▸ GIVEN TASK
From the listing below, output the lines between the one with "Output the LaTeX" and the one with "(val-t) at (842.5,167.5)", including those two, and nothing else. Pictures are not copied.

▸ INFORMATION SUPPLIED
>> Start

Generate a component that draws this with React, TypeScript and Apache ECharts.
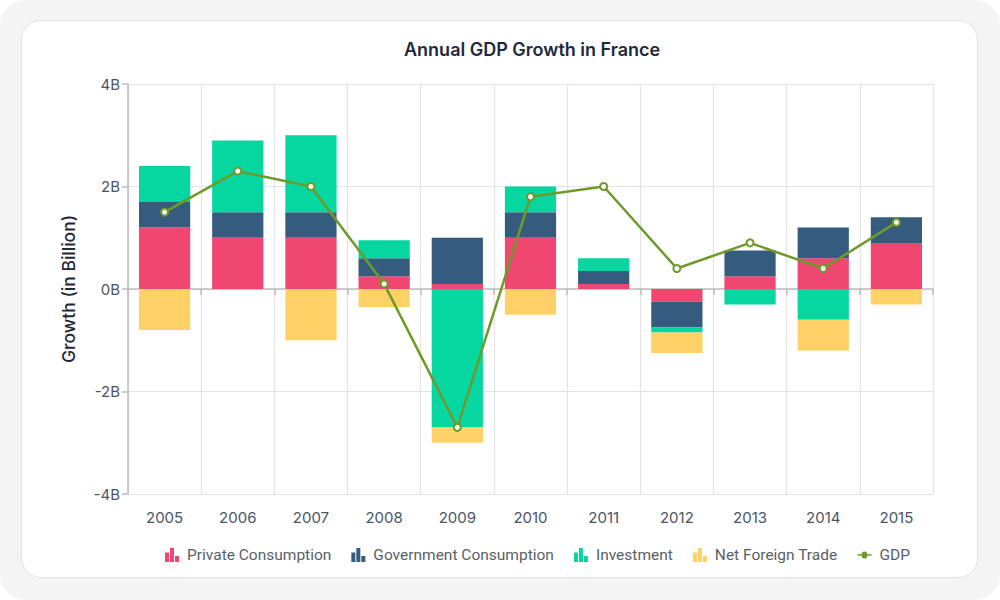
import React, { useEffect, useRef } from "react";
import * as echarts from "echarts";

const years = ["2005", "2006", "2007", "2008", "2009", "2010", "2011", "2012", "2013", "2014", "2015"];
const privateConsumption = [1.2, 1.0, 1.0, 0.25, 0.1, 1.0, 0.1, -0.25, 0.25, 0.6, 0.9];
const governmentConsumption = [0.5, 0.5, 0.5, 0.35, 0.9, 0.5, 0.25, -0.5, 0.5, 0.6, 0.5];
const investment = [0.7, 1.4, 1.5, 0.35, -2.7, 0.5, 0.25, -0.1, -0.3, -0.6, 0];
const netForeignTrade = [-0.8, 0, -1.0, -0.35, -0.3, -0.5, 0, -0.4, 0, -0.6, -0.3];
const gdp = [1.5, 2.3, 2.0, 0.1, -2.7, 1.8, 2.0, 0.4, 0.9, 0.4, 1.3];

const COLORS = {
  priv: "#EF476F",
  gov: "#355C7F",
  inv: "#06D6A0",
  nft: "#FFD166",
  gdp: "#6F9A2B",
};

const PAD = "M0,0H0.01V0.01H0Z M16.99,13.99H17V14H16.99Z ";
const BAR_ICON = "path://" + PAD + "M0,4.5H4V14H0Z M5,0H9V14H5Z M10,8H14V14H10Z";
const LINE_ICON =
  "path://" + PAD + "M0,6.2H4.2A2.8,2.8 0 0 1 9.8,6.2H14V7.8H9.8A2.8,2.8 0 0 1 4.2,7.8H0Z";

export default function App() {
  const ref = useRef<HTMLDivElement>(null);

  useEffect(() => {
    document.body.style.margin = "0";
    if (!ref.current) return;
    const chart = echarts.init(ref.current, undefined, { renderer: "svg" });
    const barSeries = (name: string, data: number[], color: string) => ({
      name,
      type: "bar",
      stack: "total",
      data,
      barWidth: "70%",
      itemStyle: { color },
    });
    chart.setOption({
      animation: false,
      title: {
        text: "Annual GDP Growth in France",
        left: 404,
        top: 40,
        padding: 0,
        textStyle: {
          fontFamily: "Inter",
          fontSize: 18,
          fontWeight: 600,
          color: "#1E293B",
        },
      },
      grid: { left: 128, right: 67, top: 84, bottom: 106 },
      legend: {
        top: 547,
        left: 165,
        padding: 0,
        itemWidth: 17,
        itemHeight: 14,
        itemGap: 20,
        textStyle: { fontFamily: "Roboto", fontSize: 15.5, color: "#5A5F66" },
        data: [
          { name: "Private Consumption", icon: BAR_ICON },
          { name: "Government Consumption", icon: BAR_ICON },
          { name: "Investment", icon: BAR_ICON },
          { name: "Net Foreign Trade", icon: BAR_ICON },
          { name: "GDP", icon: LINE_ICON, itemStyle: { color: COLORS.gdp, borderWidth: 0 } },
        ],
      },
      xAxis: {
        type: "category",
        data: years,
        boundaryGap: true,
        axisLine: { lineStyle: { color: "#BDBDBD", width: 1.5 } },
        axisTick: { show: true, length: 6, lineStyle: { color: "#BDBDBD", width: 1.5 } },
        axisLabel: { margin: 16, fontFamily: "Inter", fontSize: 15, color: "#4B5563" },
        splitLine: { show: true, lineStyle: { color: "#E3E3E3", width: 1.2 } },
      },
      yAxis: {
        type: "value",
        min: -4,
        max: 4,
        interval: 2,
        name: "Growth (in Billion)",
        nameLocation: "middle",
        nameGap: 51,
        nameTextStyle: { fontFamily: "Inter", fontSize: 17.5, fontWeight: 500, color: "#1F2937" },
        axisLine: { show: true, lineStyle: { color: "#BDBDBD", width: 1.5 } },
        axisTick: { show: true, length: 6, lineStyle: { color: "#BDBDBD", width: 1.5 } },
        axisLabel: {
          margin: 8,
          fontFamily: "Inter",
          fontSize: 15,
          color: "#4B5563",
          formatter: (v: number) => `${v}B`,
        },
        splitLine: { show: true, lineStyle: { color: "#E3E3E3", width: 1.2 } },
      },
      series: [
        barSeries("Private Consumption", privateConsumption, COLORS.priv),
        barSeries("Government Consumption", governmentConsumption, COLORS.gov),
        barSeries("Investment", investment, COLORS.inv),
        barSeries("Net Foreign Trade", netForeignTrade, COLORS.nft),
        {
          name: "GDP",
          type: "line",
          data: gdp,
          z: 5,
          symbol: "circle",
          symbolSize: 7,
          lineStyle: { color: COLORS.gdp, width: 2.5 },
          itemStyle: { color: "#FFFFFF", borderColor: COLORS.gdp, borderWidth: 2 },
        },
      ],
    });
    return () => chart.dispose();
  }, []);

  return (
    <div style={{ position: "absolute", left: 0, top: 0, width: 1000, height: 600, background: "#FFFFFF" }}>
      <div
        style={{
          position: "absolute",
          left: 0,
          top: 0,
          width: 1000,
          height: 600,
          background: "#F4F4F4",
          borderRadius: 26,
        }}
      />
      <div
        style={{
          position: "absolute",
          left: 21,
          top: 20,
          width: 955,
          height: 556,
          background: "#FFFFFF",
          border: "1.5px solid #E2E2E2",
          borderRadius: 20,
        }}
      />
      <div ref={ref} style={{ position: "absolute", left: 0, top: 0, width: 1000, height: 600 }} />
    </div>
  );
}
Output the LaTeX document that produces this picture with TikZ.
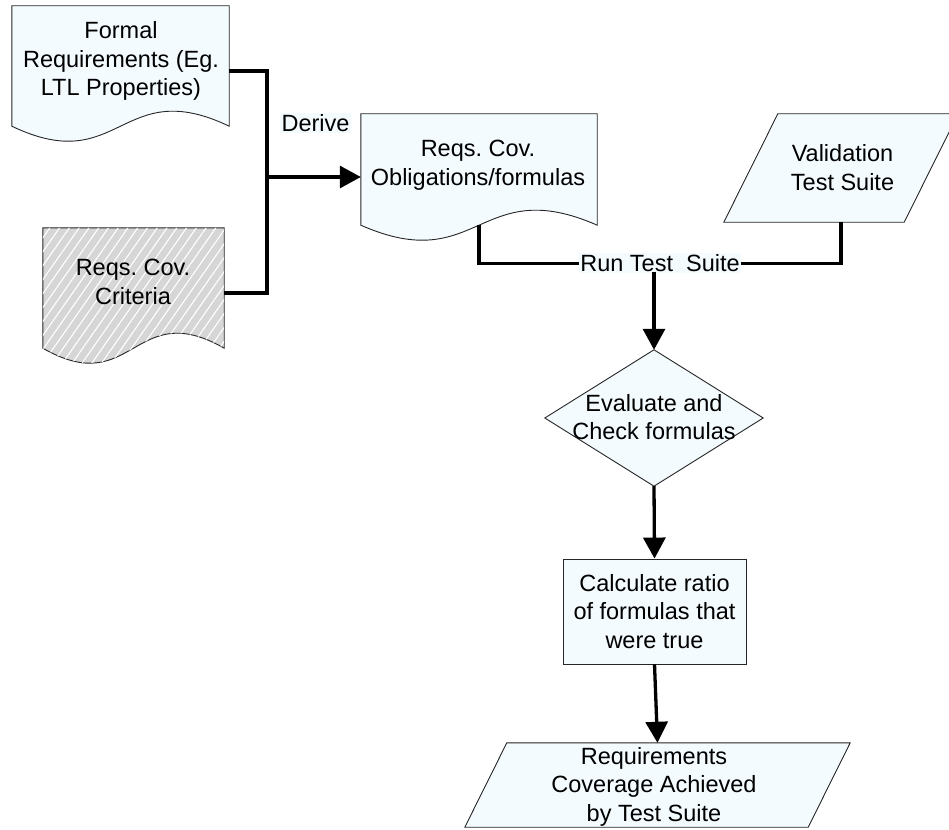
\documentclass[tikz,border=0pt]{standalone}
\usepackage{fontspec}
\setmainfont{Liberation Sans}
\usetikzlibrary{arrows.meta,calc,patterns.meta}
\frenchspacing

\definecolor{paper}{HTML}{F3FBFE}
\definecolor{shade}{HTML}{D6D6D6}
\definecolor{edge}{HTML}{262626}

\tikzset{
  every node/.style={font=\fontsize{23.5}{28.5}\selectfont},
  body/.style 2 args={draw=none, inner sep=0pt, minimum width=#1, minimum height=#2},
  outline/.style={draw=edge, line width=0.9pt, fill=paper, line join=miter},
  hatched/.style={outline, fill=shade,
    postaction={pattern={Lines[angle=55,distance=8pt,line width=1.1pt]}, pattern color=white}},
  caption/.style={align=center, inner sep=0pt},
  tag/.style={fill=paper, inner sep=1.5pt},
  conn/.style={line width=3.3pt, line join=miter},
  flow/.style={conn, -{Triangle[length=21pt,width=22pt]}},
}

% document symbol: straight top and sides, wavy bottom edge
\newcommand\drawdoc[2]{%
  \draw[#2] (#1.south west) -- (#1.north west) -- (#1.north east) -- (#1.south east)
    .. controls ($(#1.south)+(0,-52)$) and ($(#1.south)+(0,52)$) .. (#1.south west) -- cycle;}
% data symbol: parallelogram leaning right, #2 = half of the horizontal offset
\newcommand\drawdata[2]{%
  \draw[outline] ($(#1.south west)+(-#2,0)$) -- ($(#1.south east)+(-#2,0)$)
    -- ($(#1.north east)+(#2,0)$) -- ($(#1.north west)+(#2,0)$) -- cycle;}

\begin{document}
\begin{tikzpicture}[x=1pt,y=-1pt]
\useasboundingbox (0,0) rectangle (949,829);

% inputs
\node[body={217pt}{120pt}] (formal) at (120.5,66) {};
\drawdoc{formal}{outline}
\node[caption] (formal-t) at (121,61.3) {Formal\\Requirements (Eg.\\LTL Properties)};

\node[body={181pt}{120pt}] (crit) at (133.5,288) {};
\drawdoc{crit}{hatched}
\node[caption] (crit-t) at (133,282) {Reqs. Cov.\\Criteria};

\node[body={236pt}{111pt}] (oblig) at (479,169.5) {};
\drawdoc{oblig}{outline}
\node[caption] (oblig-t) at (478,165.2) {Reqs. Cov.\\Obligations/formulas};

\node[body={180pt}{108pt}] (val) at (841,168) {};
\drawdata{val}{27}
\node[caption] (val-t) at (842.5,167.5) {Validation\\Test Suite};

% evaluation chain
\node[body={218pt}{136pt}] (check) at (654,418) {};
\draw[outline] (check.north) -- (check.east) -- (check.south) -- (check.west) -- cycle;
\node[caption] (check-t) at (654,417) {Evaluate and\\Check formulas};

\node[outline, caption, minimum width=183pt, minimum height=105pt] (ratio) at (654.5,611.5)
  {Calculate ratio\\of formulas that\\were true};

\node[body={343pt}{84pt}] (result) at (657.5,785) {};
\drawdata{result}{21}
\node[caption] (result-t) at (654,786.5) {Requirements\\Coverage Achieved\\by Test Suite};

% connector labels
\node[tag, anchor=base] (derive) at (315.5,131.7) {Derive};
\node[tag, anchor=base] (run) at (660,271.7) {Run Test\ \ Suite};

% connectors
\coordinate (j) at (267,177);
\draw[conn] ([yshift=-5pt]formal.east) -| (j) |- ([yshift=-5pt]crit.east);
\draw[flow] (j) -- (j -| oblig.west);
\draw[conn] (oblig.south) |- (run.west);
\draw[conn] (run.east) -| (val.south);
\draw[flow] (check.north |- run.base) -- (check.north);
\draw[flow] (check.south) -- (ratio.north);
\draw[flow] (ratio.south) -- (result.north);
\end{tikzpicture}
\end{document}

>> End

▸ TASK SOLUTION
Output the LaTeX document that produces this picture with TikZ.
\documentclass[tikz,border=0pt]{standalone}
\usepackage{fontspec}
\setmainfont{Liberation Sans}
\usetikzlibrary{arrows.meta,calc,patterns.meta}
\frenchspacing

\definecolor{paper}{HTML}{F3FBFE}
\definecolor{shade}{HTML}{D6D6D6}
\definecolor{edge}{HTML}{262626}

\tikzset{
  every node/.style={font=\fontsize{23.5}{28.5}\selectfont},
  body/.style 2 args={draw=none, inner sep=0pt, minimum width=#1, minimum height=#2},
  outline/.style={draw=edge, line width=0.9pt, fill=paper, line join=miter},
  hatched/.style={outline, fill=shade,
    postaction={pattern={Lines[angle=55,distance=8pt,line width=1.1pt]}, pattern color=white}},
  caption/.style={align=center, inner sep=0pt},
  tag/.style={fill=paper, inner sep=1.5pt},
  conn/.style={line width=3.3pt, line join=miter},
  flow/.style={conn, -{Triangle[length=21pt,width=22pt]}},
}

% document symbol: straight top and sides, wavy bottom edge
\newcommand\drawdoc[2]{%
  \draw[#2] (#1.south west) -- (#1.north west) -- (#1.north east) -- (#1.south east)
    .. controls ($(#1.south)+(0,-52)$) and ($(#1.south)+(0,52)$) .. (#1.south west) -- cycle;}
% data symbol: parallelogram leaning right, #2 = half of the horizontal offset
\newcommand\drawdata[2]{%
  \draw[outline] ($(#1.south west)+(-#2,0)$) -- ($(#1.south east)+(-#2,0)$)
    -- ($(#1.north east)+(#2,0)$) -- ($(#1.north west)+(#2,0)$) -- cycle;}

\begin{document}
\begin{tikzpicture}[x=1pt,y=-1pt]
\useasboundingbox (0,0) rectangle (949,829);

% inputs
\node[body={217pt}{120pt}] (formal) at (120.5,66) {};
\drawdoc{formal}{outline}
\node[caption] (formal-t) at (121,61.3) {Formal\\Requirements (Eg.\\LTL Properties)};

\node[body={181pt}{120pt}] (crit) at (133.5,288) {};
\drawdoc{crit}{hatched}
\node[caption] (crit-t) at (133,282) {Reqs. Cov.\\Criteria};

\node[body={236pt}{111pt}] (oblig) at (479,169.5) {};
\drawdoc{oblig}{outline}
\node[caption] (oblig-t) at (478,165.2) {Reqs. Cov.\\Obligations/formulas};

\node[body={180pt}{108pt}] (val) at (841,168) {};
\drawdata{val}{27}
\node[caption] (val-t) at (842.5,167.5) {Validation\\Test Suite};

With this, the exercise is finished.